NYC Subway Camera Video Feeds Failed Amid Repair Job Less Than a Day Before Brooklyn Shooting, Says MTA

NYC Subway Camera Video Feeds Failed Amid Repair Job Less Than a Day Before Brooklyn Shooting, Says MTA
Suspect Frank James is led by police from Ninth Precinct after being arrested for his connection to the mass shooting at the 36th St subway station in New York on April 13, 2022. (Michael M. Santiago/Getty Images)
Tribune News Service
5/4/2022
Updated:
5/4/2022
By Clayton Guse From New York Daily News

Video feeds from security cameras at a trio of Brooklyn subway stations failed as workers tried to fix problems with their hardware less than 24 hours before a crazed gunman lit up a train full of straphangers last month, MTA officials say.

A letter sent by Metropolitan Transportation Authority Chairman Janno Lieber to members of Congress late Monday offers more detail as to why faulty video systems prevented the NYPD from obtaining images of alleged shooter Frank James after the terrifying April 12 attack wounded 10 and injured 13 others on a rush hour N train.

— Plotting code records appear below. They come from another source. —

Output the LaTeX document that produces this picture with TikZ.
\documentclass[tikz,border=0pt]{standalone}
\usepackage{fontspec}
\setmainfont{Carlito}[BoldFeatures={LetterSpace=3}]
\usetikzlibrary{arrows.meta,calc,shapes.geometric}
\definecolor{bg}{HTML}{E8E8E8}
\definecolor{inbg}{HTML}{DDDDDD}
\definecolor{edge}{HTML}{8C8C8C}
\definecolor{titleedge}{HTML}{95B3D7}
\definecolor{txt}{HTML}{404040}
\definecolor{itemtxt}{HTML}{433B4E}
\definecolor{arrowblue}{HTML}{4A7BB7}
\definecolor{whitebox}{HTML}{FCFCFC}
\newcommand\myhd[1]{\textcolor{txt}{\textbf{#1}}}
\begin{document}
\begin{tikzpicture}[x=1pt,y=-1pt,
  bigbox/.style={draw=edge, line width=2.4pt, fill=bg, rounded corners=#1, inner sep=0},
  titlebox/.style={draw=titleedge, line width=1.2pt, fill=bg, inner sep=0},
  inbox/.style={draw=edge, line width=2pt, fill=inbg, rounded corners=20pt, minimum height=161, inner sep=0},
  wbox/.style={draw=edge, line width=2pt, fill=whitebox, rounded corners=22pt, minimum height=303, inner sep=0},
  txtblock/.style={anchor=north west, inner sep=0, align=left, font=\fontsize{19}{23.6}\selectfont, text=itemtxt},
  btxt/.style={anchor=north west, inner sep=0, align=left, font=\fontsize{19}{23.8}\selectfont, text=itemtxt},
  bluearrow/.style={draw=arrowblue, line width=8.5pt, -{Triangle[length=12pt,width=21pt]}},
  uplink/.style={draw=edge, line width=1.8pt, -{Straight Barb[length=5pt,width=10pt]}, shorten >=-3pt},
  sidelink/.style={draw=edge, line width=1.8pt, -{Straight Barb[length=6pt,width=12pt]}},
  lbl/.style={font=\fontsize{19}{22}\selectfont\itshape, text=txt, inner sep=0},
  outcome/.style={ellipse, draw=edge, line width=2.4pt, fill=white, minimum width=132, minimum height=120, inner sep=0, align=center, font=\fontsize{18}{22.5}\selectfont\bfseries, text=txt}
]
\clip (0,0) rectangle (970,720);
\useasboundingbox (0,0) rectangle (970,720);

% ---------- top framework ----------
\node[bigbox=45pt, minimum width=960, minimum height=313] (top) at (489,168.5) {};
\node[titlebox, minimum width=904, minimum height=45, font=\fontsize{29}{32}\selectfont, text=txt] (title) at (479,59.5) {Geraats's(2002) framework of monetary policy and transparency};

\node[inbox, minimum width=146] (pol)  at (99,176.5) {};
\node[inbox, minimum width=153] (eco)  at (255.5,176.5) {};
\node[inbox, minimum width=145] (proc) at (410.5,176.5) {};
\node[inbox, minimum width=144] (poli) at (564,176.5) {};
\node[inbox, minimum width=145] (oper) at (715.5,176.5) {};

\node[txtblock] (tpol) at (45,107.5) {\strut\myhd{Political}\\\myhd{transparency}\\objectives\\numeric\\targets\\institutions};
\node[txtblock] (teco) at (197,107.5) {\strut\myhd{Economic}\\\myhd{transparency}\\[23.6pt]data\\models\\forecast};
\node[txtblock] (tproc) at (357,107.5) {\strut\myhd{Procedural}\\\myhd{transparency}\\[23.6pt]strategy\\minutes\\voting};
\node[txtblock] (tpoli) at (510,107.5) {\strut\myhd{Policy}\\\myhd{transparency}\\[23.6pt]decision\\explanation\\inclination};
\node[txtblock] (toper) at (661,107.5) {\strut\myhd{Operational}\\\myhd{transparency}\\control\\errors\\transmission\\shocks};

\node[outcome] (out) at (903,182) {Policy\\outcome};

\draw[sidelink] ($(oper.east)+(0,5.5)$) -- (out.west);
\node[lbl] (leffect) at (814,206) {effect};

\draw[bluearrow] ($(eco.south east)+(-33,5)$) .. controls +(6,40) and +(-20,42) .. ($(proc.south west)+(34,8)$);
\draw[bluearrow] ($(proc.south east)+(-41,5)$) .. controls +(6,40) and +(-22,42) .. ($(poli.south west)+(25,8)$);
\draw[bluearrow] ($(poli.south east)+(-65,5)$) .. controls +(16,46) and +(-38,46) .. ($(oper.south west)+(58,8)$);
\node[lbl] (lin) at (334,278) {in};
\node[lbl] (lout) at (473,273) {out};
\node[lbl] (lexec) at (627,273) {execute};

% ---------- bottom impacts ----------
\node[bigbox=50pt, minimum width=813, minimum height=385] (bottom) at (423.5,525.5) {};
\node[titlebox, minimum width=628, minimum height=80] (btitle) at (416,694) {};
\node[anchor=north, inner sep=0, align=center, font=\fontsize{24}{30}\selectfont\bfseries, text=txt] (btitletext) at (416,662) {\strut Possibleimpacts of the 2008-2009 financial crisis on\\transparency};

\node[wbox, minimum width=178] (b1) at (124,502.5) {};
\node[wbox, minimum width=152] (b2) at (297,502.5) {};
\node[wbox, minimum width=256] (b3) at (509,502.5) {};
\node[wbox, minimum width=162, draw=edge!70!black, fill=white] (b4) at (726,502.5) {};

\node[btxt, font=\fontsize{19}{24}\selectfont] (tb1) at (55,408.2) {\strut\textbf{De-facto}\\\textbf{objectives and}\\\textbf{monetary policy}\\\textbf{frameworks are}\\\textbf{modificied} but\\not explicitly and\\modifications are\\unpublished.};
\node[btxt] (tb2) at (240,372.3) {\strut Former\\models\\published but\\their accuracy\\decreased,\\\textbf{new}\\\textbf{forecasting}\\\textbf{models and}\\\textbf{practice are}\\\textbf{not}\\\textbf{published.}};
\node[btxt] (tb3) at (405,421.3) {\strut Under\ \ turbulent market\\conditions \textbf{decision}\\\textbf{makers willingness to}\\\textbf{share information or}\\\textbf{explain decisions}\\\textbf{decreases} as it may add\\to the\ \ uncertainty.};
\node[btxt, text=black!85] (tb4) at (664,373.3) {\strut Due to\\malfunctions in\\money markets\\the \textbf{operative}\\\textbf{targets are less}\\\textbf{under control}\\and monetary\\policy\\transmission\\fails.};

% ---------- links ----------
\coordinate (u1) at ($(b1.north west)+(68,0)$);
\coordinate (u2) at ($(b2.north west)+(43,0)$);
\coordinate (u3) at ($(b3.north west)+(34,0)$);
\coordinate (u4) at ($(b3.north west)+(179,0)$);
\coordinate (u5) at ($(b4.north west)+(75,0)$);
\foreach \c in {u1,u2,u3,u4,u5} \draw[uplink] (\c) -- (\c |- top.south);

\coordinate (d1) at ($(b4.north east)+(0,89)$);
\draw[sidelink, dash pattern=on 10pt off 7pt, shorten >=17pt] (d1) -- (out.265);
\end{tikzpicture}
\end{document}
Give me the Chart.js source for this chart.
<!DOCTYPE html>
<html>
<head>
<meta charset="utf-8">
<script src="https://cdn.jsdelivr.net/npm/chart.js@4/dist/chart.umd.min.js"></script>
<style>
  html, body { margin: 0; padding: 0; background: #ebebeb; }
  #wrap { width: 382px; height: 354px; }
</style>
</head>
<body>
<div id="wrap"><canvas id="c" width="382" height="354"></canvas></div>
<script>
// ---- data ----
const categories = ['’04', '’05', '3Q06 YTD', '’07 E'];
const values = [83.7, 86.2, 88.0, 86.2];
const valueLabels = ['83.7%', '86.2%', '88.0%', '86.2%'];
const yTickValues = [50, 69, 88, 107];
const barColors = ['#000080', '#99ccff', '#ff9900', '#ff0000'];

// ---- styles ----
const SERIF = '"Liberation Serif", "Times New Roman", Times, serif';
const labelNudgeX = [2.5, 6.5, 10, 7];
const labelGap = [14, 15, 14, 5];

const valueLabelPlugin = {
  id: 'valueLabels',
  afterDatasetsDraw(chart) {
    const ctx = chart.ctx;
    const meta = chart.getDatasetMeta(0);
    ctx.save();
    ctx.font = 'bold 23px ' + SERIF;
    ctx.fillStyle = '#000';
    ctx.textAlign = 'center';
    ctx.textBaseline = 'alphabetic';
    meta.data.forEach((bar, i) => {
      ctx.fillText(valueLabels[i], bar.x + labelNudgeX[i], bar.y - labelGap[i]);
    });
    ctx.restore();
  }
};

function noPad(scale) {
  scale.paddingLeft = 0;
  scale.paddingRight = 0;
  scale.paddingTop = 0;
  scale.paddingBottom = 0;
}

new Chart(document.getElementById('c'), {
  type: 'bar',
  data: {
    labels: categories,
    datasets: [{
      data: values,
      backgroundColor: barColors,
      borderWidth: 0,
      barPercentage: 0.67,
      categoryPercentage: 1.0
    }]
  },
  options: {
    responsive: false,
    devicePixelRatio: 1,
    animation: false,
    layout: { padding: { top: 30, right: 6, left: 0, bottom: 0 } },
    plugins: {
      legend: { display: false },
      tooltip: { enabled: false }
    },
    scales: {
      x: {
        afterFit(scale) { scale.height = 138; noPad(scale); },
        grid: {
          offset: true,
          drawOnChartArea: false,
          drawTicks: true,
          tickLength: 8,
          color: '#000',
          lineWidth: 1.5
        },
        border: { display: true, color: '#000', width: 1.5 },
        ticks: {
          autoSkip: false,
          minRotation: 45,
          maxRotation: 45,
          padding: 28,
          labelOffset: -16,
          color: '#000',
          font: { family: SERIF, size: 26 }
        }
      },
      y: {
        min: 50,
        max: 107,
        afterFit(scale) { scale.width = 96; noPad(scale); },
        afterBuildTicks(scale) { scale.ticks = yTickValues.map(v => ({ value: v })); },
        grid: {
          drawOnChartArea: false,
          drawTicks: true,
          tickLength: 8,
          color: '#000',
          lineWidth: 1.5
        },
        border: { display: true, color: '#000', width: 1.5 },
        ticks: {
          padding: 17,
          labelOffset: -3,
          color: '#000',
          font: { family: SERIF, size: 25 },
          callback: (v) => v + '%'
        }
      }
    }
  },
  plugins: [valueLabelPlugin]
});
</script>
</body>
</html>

NYPD officials last month said James got off the uptown train at 36th St. in Sunset Park after firing 33 shots and releasing smoke cannisters. Cops said he crossed the platform and took an R train to 25th St. before casually walking onto the street.

MTA officials last month acknowledged the camera feeds were not working at the 25th St., 36th St. and 45th St. stations on the Fourth Ave. Line at the time of the shooting—and Monday’s letter explains why.

Technicians working for NYC Transit on April 7 were notified of a faulty fan in the communications room that operates the camera feeds.

They fixed the fan the next day—but the room’s alert system still indicated it was broken, according to the letter.

“On the morning of Monday, April 11, as technicians were installing new communication hardware, the camera streaming failed,” Lieber wrote.

The feeds cut out at 11:45 a.m. on April 11.

The feeds were still out 21 hours later on April 12 when James carried out his attack, according to the letter.

Lieber wrote that at the time of the shooting, the technicians were working to restore the video feeds in the communication room—but were forced to leave due to the NYPD’s investigation.

The cameras themselves were operational, MTA officials said. But the internet systems that feed video footage to computer servers are controlled by the NYPD, according to MTA sources.

“The MTA has over the last decade systematically removed localized recording from closed circuit television cameras in the subways—like the ones at that station—and turned it over to NYPD systems,” said one transit source who asked not to be named. “The police have total control of CCTV images in the subway.”

Lieber’s letter responded to an April 21 inquiry from members of Congress asking why the camera feeds failed and what the MTA has done with roughly $50 million in security money the agency has received from the feds over the last two years.

Lieber pointed out that the subway has roughly 10,000 cameras—and the ones that were working during the shooting helped the NYPD track down James a day after the attack.

“On any given day, we have approximately 99 percent availability of our subway station security cameras,” Lieber wrote. “Our repair protocol is to fix the camera within 72 hours, and staff currently estimate compliance with this goal to be approximately 80 percent of the time.”

Lieber wrote the MTA needs another $1 billion to further expand security camera systems on the agency’s subways, buses, and commuter railroads.